Stephen Fry, the celebrated wit, writer, raconteur, actor and quiz show host, is also a self-confessed dweeb and meistergeek. His take on the Internet is superb as a rapid Cook’s Tour of what the Internet is all about. Here are some of the topics, with short quotes on each.
- ON TWITTER
- At the time of going to press I’ve got 103,000 Twitter followers, which means I’m getting new “Tweets” all the time. And some of them are very amusing and some of them are rather silly but most of them are entirely charming. I’m not someone with press offices and all that kind of thing, but those like me in the public eye who have, have discovered it’s a magnificent way of cutting out the press. And the press are already struggling enough – God knows they’ve already lost their grip on news to some extent. If they lose their grip on comment and gossip and being a free PR machine as well, they’re really in trouble.
- WHY THE WEB NEEDS A RED LIGHT DISTRICT
- The internet is a city and, like any great city, it has monumental libraries and theatres and museums and places in which you can learn and pick up information and there are facilities for you that are astounding – specialised museums, not just general ones. But there are also slums and there are red light districts and there are really sleazy areas where you wouldn’t want your children wandering alone.
- HOW TO BE A WEB SNOB
- There are very basic elements of class snobbery that apply in the web as they do everywhere else. If someone’s email address is hotmail or AOL, you kind of think “Hmmn, I see, they’re not a real player, are they?”

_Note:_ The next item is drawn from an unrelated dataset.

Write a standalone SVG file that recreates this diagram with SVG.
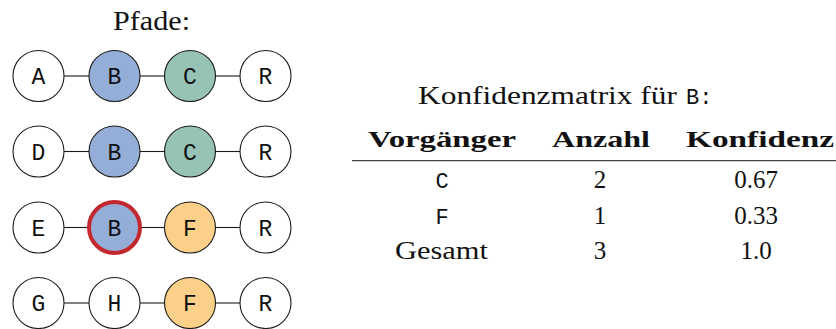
<svg xmlns="http://www.w3.org/2000/svg" width="836" height="329" viewBox="0 0 836 329">
<style>
.nd{stroke:#1a1a1a;stroke-width:1.1}
.w{fill:#ffffff}
.b{fill:#95aed8}
.c{fill:#96c3b5}
.f{fill:#fdd08a}
.hl{stroke:#c4282f;stroke-width:4}
.lbl{font-family:'Liberation Mono','Courier New',Courier,monospace;font-size:23px;fill:#111;text-anchor:middle}
.ser{font-family:'Liberation Serif','Times New Roman',serif;font-size:25px;fill:#111}
.big{font-size:28px}
.hd{font-family:'Liberation Serif','Times New Roman',serif;font-size:23px;font-weight:bold;fill:#111}
.mono{font-family:'Liberation Mono','Courier New',Courier,monospace;font-size:22px;fill:#111}
.cn{stroke:#1a1a1a;stroke-width:1.1}
</style>
<rect width="836" height="329" fill="#ffffff"/>
<text class="ser big" x="113" y="30" textLength="77" lengthAdjust="spacingAndGlyphs">Pfade:</text>
<g id="connectors">
<line class="cn" x1="64" y1="76" x2="89" y2="76"/>
<line class="cn" x1="140" y1="76" x2="164.5" y2="76"/>
<line class="cn" x1="215.5" y1="76" x2="240" y2="76"/>
<line class="cn" x1="64" y1="151.5" x2="89" y2="151.5"/>
<line class="cn" x1="140" y1="151.5" x2="164.5" y2="151.5"/>
<line class="cn" x1="215.5" y1="151.5" x2="240" y2="151.5"/>
<line class="cn" x1="64" y1="227.5" x2="89" y2="227.5"/>
<line class="cn" x1="140" y1="227.5" x2="164.5" y2="227.5"/>
<line class="cn" x1="215.5" y1="227.5" x2="240" y2="227.5"/>
<line class="cn" x1="64" y1="303" x2="89" y2="303"/>
<line class="cn" x1="140" y1="303" x2="164.5" y2="303"/>
<line class="cn" x1="215.5" y1="303" x2="240" y2="303"/>
</g>
<g id="n1A"><circle class="nd w" cx="38.5" cy="76" r="25.5"/><text class="lbl" x="38.5" y="84">A</text></g>
<g id="n1B"><circle class="nd b" cx="114.5" cy="76" r="25.5"/><text class="lbl" x="114.5" y="84">B</text></g>
<g id="n1C"><circle class="nd c" cx="190" cy="76" r="25.5"/><text class="lbl" x="190" y="84">C</text></g>
<g id="n1R"><circle class="nd w" cx="265.5" cy="76" r="25.5"/><text class="lbl" x="265.5" y="84">R</text></g>
<g id="n2D"><circle class="nd w" cx="38.5" cy="151.5" r="25.5"/><text class="lbl" x="38.5" y="159.5">D</text></g>
<g id="n2B"><circle class="nd b" cx="114.5" cy="151.5" r="25.5"/><text class="lbl" x="114.5" y="159.5">B</text></g>
<g id="n2C"><circle class="nd c" cx="190" cy="151.5" r="25.5"/><text class="lbl" x="190" y="159.5">C</text></g>
<g id="n2R"><circle class="nd w" cx="265.5" cy="151.5" r="25.5"/><text class="lbl" x="265.5" y="159.5">R</text></g>
<g id="n3E"><circle class="nd w" cx="38.5" cy="227.5" r="25.5"/><text class="lbl" x="38.5" y="235.5">E</text></g>
<g id="n3B"><circle class="b hl" cx="114.5" cy="227.5" r="25.5"/><text class="lbl" x="114.5" y="235.5">B</text></g>
<g id="n3F"><circle class="nd f" cx="190" cy="227.5" r="25.5"/><text class="lbl" x="190" y="235.5">F</text></g>
<g id="n3R"><circle class="nd w" cx="265.5" cy="227.5" r="25.5"/><text class="lbl" x="265.5" y="235.5">R</text></g>
<g id="n4G"><circle class="nd w" cx="38.5" cy="303" r="25.5"/><text class="lbl" x="38.5" y="311">G</text></g>
<g id="n4H"><circle class="nd w" cx="114.5" cy="303" r="25.5"/><text class="lbl" x="114.5" y="311">H</text></g>
<g id="n4F"><circle class="nd f" cx="190" cy="303" r="25.5"/><text class="lbl" x="190" y="311">F</text></g>
<g id="n4R"><circle class="nd w" cx="265.5" cy="303" r="25.5"/><text class="lbl" x="265.5" y="311">R</text></g>
<g id="table">
<text class="ser" x="418" y="104" textLength="259" lengthAdjust="spacingAndGlyphs">Konfidenzmatrix für</text>
<text class="mono" x="686" y="104">B:</text>
<text class="hd" x="368" y="147" textLength="148" lengthAdjust="spacingAndGlyphs">Vorgänger</text>
<text class="hd" x="552" y="147" textLength="98" lengthAdjust="spacingAndGlyphs">Anzahl</text>
<text class="hd" x="686" y="147" textLength="148" lengthAdjust="spacingAndGlyphs">Konfidenz</text>
<line x1="352" y1="160.7" x2="836" y2="160.7" stroke="#444" stroke-width="1.3"/>
<text class="mono" x="442" y="188" text-anchor="middle">C</text>
<text class="ser" x="600" y="188" text-anchor="middle">2</text>
<text class="ser" x="756" y="188" text-anchor="middle">0.67</text>
<text class="mono" x="442" y="223.5" text-anchor="middle">F</text>
<text class="ser" x="600" y="223.5" text-anchor="middle">1</text>
<text class="ser" x="756" y="223.5" text-anchor="middle">0.33</text>
<text class="ser" x="395" y="259" textLength="93" lengthAdjust="spacingAndGlyphs">Gesamt</text>
<text class="ser" x="600" y="259" text-anchor="middle">3</text>
<text class="ser" x="756" y="259" text-anchor="middle">1.0</text>
</g>
</svg>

- IN PRAISE OF TXTING ABBRVTNS
- You look at a letter written by a 17th or 18th century letter writer, and you’ll see far more abbreviation. Lord Byron would appreciate the poetic potential of text messages. There’s barely a word that isn’t compressed because paper was expensive and ink was expensive, and to get your letter franked cost a lot of money – a Member of Parliament or member of the aristocracy were the only people who could do it. Read Byron’s letters. Never was a mind more perfectly expressed and yet in this fantastically compressed form.
- WHY EMAIL LIBERATES THE VOICE
- It’s a literary form in the most basic sense that you’re writing and it’s rather wonderful. As I talk to you now, and as one talks, especially to strangers, all the terrible problems of class, differences in education, race and gender all have their part to play in the embarrassment of real life conversation, but the moment one’s let loose with a keyboard or a pen you can express yourself properly.
- WHY BOOKS AND THE WEB GO TOGETHER
- Books should not be seen as threatened by the rise of the computer. You don’t throw away your books when you buy a computer. You keep both. The beauty of living in the present day is you don’t abandon the past. The past co-exists.
- A RIPOSTE TO WEB-WORRIERS
- I doubt you can find any sentence describing how human learning has degraded now that isn’t congruent to a similar sentence written at the time of rise of the novel – about how people were no longer reading sermons and classical literature, but were reading novels from subscription libraries instead.
- COMPUTERS AND SPELLING
- And so you get rather comic moments where if you see a misspelled word in a book when you’re reading a book, you wonder why it hasn’t got a wavy underline from the spellchecker.
- WHY THE INTERNET TURNS US ALL INTO KINGS
- Let’s look at the most powerful kings there have ever been ever, the great autocrats or even dictators. In any sense that counts except the power of life over death, I have more power than Louis XVI. I have more power for knowledge and understanding at my fingertips. We are immensely empowered.
- WHERE THE WEB CAN TAKE YOU
- Imagine if someone like Alan Bennett, for example, who is a prodigious gallery-goer and a great writer occasionally, only tantalisingly occasionally on art – imagine if on your website you just said to these people could you just come in and talk about your favourite painting. What could you learn from this man? It would take them five minutes and you’d just have a little camera on them. There are opportunities and ways of doing it on the internet that are so much more closed to you even in broadcasting, to be perfectly honest.
Hopefully these excerpts will encourage you to read the BBC article or listen to the podcast. Stephen Fry is certainly a great guide to the Internet.